# start of SUPPLIED DATA

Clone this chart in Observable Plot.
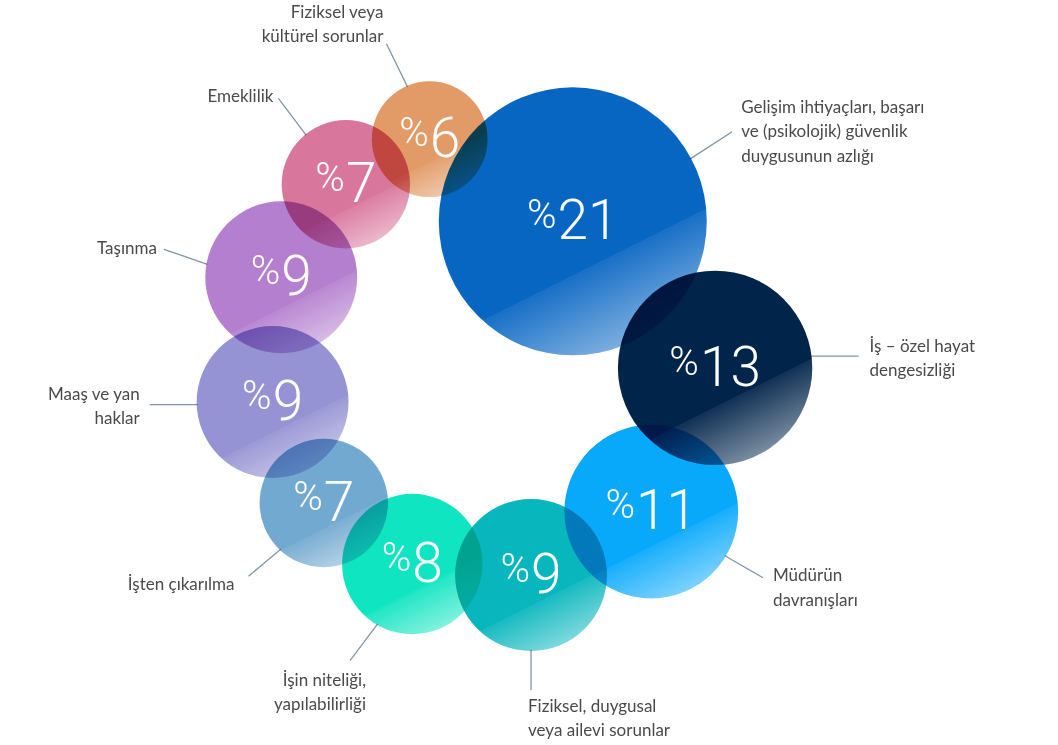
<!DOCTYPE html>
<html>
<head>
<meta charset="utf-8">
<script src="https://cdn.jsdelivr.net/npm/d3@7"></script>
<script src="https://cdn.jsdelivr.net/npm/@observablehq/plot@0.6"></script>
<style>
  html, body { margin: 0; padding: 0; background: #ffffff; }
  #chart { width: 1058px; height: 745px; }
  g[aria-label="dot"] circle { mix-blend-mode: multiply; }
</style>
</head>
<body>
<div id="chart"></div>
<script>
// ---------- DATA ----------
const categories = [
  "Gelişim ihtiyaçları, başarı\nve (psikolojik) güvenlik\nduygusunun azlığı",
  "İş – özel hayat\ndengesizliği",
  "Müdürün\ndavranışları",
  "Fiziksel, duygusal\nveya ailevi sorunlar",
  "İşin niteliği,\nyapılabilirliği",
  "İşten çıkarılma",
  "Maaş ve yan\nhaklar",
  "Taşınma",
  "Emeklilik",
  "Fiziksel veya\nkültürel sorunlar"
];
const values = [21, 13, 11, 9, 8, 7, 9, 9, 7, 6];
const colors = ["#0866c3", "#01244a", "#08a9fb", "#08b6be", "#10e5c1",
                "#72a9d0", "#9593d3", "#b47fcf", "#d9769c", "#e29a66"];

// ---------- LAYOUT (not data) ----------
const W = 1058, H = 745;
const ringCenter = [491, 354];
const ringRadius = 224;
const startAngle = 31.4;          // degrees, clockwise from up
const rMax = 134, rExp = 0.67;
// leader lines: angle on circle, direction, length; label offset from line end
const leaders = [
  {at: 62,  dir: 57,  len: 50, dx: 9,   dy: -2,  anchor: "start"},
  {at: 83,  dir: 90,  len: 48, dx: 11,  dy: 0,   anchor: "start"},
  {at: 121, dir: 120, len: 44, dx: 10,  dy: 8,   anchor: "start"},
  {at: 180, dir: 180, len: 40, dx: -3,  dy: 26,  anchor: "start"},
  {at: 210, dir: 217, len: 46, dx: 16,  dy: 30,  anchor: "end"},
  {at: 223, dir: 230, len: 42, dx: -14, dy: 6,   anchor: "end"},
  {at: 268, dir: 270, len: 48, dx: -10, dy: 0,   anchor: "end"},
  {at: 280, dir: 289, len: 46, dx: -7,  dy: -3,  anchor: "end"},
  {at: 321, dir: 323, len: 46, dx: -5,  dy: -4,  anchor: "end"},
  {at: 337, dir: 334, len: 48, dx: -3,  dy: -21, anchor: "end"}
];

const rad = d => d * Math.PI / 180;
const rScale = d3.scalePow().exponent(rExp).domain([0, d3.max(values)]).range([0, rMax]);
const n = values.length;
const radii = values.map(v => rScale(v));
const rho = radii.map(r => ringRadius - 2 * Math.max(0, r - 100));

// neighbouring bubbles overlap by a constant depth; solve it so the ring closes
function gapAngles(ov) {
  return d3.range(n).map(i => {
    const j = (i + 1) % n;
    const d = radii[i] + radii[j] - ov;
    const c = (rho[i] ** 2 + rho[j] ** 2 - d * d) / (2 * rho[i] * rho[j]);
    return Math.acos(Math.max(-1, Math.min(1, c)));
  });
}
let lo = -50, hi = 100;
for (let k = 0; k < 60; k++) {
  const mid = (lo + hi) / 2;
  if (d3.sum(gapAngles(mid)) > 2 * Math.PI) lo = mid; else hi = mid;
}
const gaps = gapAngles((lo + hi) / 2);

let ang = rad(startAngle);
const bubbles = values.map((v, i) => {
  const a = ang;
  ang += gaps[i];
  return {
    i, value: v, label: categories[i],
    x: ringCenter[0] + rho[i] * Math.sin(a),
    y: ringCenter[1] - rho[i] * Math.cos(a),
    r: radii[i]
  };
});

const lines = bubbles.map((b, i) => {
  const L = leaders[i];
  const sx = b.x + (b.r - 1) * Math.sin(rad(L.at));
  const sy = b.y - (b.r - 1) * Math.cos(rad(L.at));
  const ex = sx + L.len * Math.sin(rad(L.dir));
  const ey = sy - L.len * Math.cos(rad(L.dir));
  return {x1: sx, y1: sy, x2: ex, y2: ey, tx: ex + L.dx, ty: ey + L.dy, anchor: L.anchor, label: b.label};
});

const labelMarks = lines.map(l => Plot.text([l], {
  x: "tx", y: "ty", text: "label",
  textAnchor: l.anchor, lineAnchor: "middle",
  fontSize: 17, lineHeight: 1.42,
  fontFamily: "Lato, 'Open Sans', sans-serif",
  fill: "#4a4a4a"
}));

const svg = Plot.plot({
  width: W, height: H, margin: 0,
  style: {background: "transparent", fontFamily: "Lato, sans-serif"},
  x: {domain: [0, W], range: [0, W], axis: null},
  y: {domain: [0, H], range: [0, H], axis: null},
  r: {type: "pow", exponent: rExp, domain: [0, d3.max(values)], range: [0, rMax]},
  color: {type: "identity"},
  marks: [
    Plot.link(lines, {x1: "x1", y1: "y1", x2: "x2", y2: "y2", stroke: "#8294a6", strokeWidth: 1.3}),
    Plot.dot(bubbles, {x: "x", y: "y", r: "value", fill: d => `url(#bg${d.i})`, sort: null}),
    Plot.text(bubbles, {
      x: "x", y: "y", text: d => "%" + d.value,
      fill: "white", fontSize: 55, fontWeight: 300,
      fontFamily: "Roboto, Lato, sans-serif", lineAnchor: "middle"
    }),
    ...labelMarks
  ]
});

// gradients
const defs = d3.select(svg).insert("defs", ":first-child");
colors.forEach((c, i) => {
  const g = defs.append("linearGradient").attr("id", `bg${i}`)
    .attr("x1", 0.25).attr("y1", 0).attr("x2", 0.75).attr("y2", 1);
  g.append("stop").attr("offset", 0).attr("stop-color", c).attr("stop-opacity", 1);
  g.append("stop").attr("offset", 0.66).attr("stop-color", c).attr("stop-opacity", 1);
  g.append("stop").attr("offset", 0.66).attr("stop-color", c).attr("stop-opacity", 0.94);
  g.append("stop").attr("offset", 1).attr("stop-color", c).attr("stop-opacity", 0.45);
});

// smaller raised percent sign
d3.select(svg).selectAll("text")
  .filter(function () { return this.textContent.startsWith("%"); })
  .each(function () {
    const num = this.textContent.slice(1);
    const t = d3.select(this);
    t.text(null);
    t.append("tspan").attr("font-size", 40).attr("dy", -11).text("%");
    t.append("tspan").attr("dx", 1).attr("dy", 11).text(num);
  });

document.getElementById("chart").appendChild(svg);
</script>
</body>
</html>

# end of SUPPLIED DATA

*INSTRUCTION:* Write out every line of the data that holds the word "chart".

*EXERCISE RESPONSE:*
Clone this chart in Observable Plot.
  #chart { width: 1058px; height: 745px; }
<div id="chart"></div>
document.getElementById("chart").appendChild(svg);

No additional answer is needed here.